Dinah-Lee Knowles, a high school student from the Sydney suburb of Bankstown, knew both the teenagers who were shot in Kings Cross. “They surrendered, but the cops still bashed Troy and threw him on the floor. It’s injustice… We’re young but they don’t care. Troy should live life to the fullest. Now he could be in a wheelchair for the rest of his life.”


Knowles and her friend, Tyler Paea, also a high school student, described the YouTube video as “disgusting.” Knowles said: “I saw it once and I never want to see it again. It’s one thing to fire them [the police officers], but what if other coppers do it another time? We want to get the word out that they can’t just go around doing stuff like that.”

Kira-Lea DarginKira-Lea Dargin

Kira-Lea Dargin, 22, a freelance journalist who grew up in Adelaide but now lives in Redfern, pointed to broader tensions between police and youth. “It’s not just Aboriginal people.

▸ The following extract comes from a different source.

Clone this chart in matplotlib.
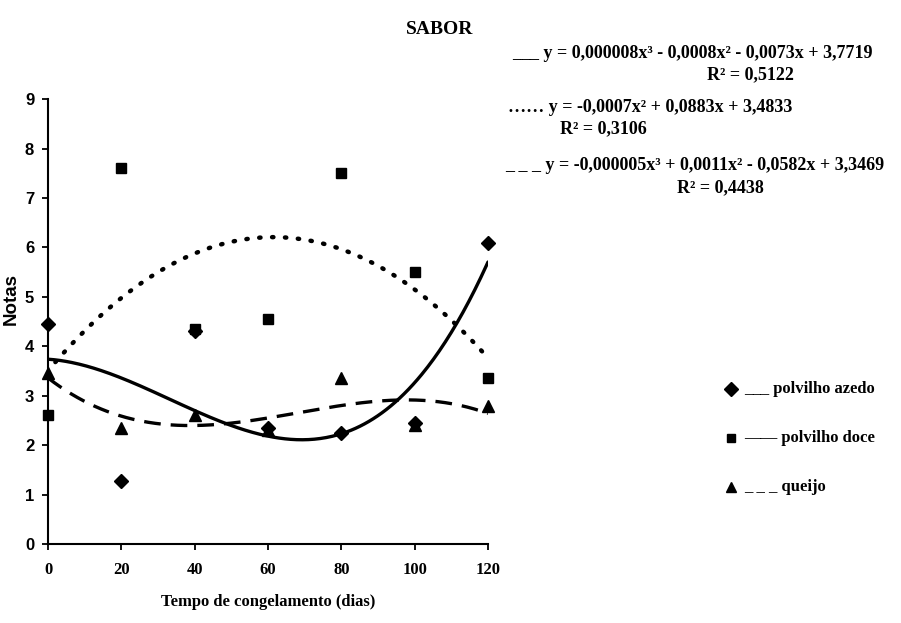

There are incidents where I’ve seen Caucasian men targeted and backpackers targeted.”


Mithileah Kumar, an Indian international student at the University of Western Sydney who had been in the country for a month, decided to attend the protest after seeing the YouTube footage. “The excuses from the police are preposterous,” he said. “When you kick a person who is bleeding and wounded, and use the excuse that you only pull out a gun to shoot to protect the safety of others, what logic is that? Is that democracy? I can very easily draw a parallel with the way people are treated by the police in my own country.”